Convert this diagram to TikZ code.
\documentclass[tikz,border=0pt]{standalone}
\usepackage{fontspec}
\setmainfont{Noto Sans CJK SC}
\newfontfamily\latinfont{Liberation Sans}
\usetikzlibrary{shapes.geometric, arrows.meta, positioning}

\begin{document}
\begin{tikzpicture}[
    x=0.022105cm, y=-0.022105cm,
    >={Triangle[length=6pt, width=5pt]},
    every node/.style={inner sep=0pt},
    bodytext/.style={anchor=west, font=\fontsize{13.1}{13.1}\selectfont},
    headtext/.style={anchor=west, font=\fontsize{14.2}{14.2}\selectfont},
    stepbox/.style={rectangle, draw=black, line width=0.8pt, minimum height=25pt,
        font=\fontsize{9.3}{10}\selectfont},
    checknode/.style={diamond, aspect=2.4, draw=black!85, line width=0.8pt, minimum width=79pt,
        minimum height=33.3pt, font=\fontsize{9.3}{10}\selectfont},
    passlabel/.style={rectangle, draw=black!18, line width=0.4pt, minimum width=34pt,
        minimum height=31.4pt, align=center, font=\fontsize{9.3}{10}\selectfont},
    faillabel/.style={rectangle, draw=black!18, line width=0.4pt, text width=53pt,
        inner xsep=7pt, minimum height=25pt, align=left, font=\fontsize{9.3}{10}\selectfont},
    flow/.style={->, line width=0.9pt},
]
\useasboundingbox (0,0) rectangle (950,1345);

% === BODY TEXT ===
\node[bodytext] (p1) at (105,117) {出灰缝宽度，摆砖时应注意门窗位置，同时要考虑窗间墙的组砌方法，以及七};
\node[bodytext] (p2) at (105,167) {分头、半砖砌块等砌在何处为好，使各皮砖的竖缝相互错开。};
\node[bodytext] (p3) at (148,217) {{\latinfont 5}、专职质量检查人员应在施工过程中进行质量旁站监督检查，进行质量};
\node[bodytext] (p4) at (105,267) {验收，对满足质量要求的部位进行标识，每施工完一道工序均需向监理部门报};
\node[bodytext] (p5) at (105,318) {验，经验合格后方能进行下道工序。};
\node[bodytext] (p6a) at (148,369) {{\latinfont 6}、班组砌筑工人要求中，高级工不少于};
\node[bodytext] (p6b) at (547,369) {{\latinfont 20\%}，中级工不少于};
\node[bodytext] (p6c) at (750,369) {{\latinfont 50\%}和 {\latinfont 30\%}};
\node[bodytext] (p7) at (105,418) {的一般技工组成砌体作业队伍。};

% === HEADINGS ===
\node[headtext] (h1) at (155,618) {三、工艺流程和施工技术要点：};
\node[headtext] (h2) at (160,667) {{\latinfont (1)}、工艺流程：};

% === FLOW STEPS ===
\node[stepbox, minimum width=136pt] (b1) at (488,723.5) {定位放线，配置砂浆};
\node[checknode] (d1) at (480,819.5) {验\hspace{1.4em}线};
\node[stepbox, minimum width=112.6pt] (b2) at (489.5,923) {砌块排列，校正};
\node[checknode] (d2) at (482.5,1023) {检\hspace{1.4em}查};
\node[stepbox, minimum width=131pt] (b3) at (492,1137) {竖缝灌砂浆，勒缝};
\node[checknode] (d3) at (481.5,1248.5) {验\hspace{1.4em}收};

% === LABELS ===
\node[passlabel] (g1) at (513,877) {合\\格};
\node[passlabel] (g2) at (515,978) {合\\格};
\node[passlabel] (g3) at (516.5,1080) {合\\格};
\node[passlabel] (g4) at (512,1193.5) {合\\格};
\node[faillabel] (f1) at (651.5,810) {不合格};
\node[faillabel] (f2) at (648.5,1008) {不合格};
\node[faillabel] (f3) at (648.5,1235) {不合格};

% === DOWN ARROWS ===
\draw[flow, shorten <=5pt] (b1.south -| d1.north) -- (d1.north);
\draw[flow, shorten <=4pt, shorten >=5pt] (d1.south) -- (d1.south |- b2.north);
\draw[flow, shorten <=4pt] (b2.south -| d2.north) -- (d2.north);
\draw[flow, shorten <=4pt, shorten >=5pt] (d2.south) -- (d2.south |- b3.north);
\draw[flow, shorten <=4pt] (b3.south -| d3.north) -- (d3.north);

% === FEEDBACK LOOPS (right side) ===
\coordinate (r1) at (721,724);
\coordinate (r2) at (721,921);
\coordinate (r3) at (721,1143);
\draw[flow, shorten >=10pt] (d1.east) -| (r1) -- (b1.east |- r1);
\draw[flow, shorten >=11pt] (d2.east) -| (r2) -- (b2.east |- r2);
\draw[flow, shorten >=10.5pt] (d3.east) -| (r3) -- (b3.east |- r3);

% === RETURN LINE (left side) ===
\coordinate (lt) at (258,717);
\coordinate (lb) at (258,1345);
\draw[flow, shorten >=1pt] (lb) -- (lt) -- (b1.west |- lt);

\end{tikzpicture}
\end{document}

= = = =

Task brief> Extract all of the data shown above without alteration.

Task response>
Convert this diagram to TikZ code.
\documentclass[tikz,border=0pt]{standalone}
\usepackage{fontspec}
\setmainfont{Noto Sans CJK SC}
\newfontfamily\latinfont{Liberation Sans}
\usetikzlibrary{shapes.geometric, arrows.meta, positioning}

\begin{document}
\begin{tikzpicture}[
    x=0.022105cm, y=-0.022105cm,
    >={Triangle[length=6pt, width=5pt]},
    every node/.style={inner sep=0pt},
    bodytext/.style={anchor=west, font=\fontsize{13.1}{13.1}\selectfont},
    headtext/.style={anchor=west, font=\fontsize{14.2}{14.2}\selectfont},
    stepbox/.style={rectangle, draw=black, line width=0.8pt, minimum height=25pt,
        font=\fontsize{9.3}{10}\selectfont},
    checknode/.style={diamond, aspect=2.4, draw=black!85, line width=0.8pt, minimum width=79pt,
        minimum height=33.3pt, font=\fontsize{9.3}{10}\selectfont},
    passlabel/.style={rectangle, draw=black!18, line width=0.4pt, minimum width=34pt,
        minimum height=31.4pt, align=center, font=\fontsize{9.3}{10}\selectfont},
    faillabel/.style={rectangle, draw=black!18, line width=0.4pt, text width=53pt,
        inner xsep=7pt, minimum height=25pt, align=left, font=\fontsize{9.3}{10}\selectfont},
    flow/.style={->, line width=0.9pt},
]
\useasboundingbox (0,0) rectangle (950,1345);

% === BODY TEXT ===
\node[bodytext] (p1) at (105,117) {出灰缝宽度，摆砖时应注意门窗位置，同时要考虑窗间墙的组砌方法，以及七};
\node[bodytext] (p2) at (105,167) {分头、半砖砌块等砌在何处为好，使各皮砖的竖缝相互错开。};
\node[bodytext] (p3) at (148,217) {{\latinfont 5}、专职质量检查人员应在施工过程中进行质量旁站监督检查，进行质量};
\node[bodytext] (p4) at (105,267) {验收，对满足质量要求的部位进行标识，每施工完一道工序均需向监理部门报};
\node[bodytext] (p5) at (105,318) {验，经验合格后方能进行下道工序。};
\node[bodytext] (p6a) at (148,369) {{\latinfont 6}、班组砌筑工人要求中，高级工不少于};
\node[bodytext] (p6b) at (547,369) {{\latinfont 20\%}，中级工不少于};
\node[bodytext] (p6c) at (750,369) {{\latinfont 50\%}和 {\latinfont 30\%}};
\node[bodytext] (p7) at (105,418) {的一般技工组成砌体作业队伍。};

% === HEADINGS ===
\node[headtext] (h1) at (155,618) {三、工艺流程和施工技术要点：};
\node[headtext] (h2) at (160,667) {{\latinfont (1)}、工艺流程：};

% === FLOW STEPS ===
\node[stepbox, minimum width=136pt] (b1) at (488,723.5) {定位放线，配置砂浆};
\node[checknode] (d1) at (480,819.5) {验\hspace{1.4em}线};
\node[stepbox, minimum width=112.6pt] (b2) at (489.5,923) {砌块排列，校正};
\node[checknode] (d2) at (482.5,1023) {检\hspace{1.4em}查};
\node[stepbox, minimum width=131pt] (b3) at (492,1137) {竖缝灌砂浆，勒缝};
\node[checknode] (d3) at (481.5,1248.5) {验\hspace{1.4em}收};

% === LABELS ===
\node[passlabel] (g1) at (513,877) {合\\格};
\node[passlabel] (g2) at (515,978) {合\\格};
\node[passlabel] (g3) at (516.5,1080) {合\\格};
\node[passlabel] (g4) at (512,1193.5) {合\\格};
\node[faillabel] (f1) at (651.5,810) {不合格};
\node[faillabel] (f2) at (648.5,1008) {不合格};
\node[faillabel] (f3) at (648.5,1235) {不合格};

% === DOWN ARROWS ===
\draw[flow, shorten <=5pt] (b1.south -| d1.north) -- (d1.north);
\draw[flow, shorten <=4pt, shorten >=5pt] (d1.south) -- (d1.south |- b2.north);
\draw[flow, shorten <=4pt] (b2.south -| d2.north) -- (d2.north);
\draw[flow, shorten <=4pt, shorten >=5pt] (d2.south) -- (d2.south |- b3.north);
\draw[flow, shorten <=4pt] (b3.south -| d3.north) -- (d3.north);

% === FEEDBACK LOOPS (right side) ===
\coordinate (r1) at (721,724);
\coordinate (r2) at (721,921);
\coordinate (r3) at (721,1143);
\draw[flow, shorten >=10pt] (d1.east) -| (r1) -- (b1.east |- r1);
\draw[flow, shorten >=11pt] (d2.east) -| (r2) -- (b2.east |- r2);
\draw[flow, shorten >=10.5pt] (d3.east) -| (r3) -- (b3.east |- r3);

% === RETURN LINE (left side) ===
\coordinate (lt) at (258,717);
\coordinate (lb) at (258,1345);
\draw[flow, shorten >=1pt] (lb) -- (lt) -- (b1.west |- lt);

\end{tikzpicture}
\end{document}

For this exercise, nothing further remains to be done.